PdfConverter
A specialized class for the conversion of PDF documents, leveraging Pydantic
for configuration options management and internally encapsulating a DocumentConverter
instance.
This class provides a streamlined interface for converting PDF documents
into text.
Example Usage:
Let’s demonstrate how to convert a PDF document to plain text using PdfConverter
.
from llm_etl_pipeline import PdfConverter
from pathlib import Path
import os
dummy_pdf_path = Path("example.pdf")
converter = PdfConverter()
extracted_text = converter.convert_to_text(dummy_pdf_path)
print(extracted_text)
API Reference
- class llm_etl_pipeline.PdfConverter(**data)[source]
Bases:
BaseModel
A specialized class for the conversion of PDF documents, leveraging Pydantic for configuration options management and internally encapsulating a DocumentConverter instance.
This class provides a streamlined interface for converting PDF documents into text with configurable table structure detection, and cell matching during the conversion process.

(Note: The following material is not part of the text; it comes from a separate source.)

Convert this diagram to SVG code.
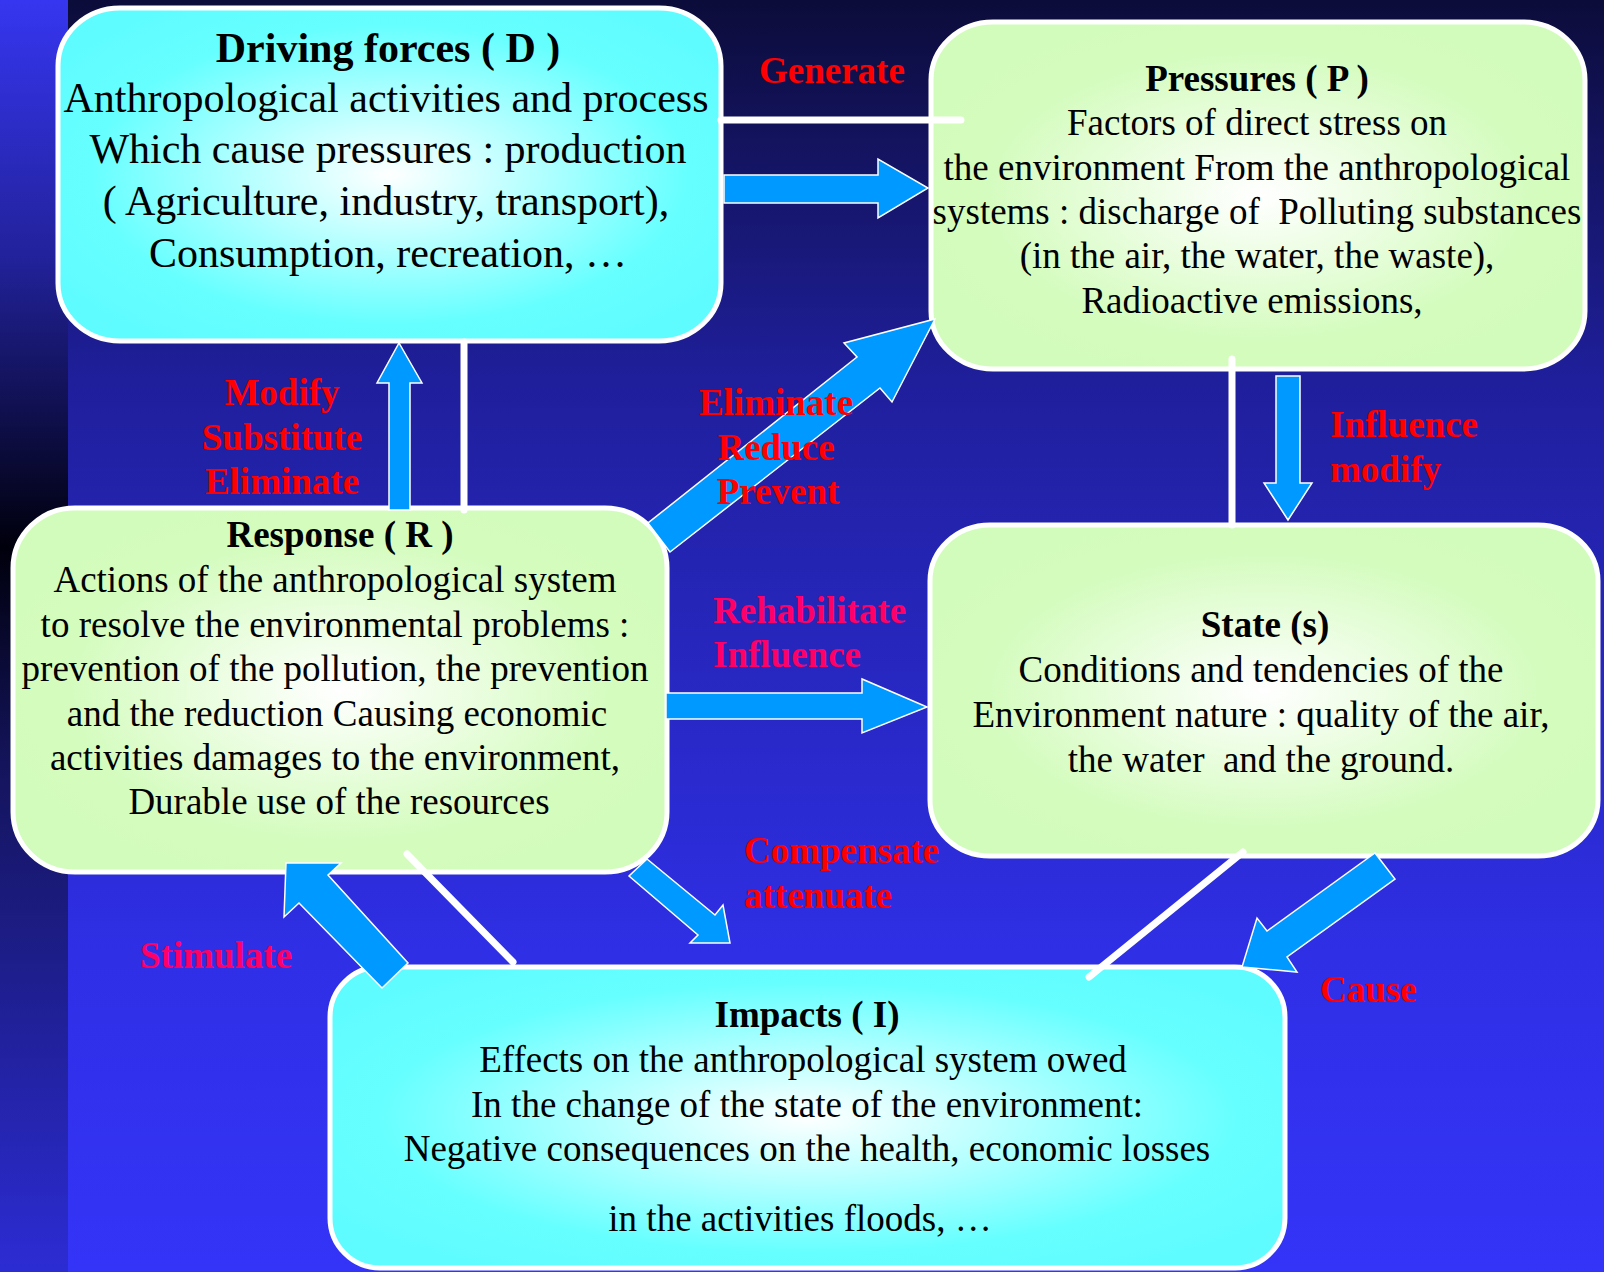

For the moment, the attributes are frozen.
- Parameters:
do_ocr (bool)
do_table_structure (bool)
do_cell_matching (bool)
- do_ocr
Indicates whether Optical Character Recognition (OCR) should be performed on the PDF document. Defaults to False. This field is frozen=True.
- Type:
bool
- do_table_structure
Indicates whether to detect table structures within the PDF. Defaults to True. This field is frozen=True.
- Type:
bool
- do_cell_matching
Indicates whether to perform cell matching for detected tables. Defaults to False. This field is frozen=True.
- Type:
bool
Create a new model by parsing and validating input data from keyword arguments.
Raises [ValidationError][pydantic_core.ValidationError] if the input data cannot be validated to form a valid model.
self is explicitly positional-only to allow self as a field name.
-
do_ocr:
bool
-
do_table_structure:
bool
-
do_cell_matching:
bool
- convert_to_text(input_pdf_path)[source]
Converts a PDF document to plain text using the internal DocumentConverter instance.
This method takes various forms of PDF input (file path, string path, or document stream) and utilizes the pre-configured DocumentConverter to perform the conversion.
- Parameters:
input_pdf_path (Union[Path, str, DocumentStream]) – The path to the input PDF document (as a pathlib.Path object or string), or a DocumentStream object representing the PDF content.
- Returns:
The extracted plain text content from the converted PDF document.
- Return type:
str
- Raises:
Exception – Re-raises any exception encountered during the conversion process by the underlying DocumentConverter. An error message is also logged.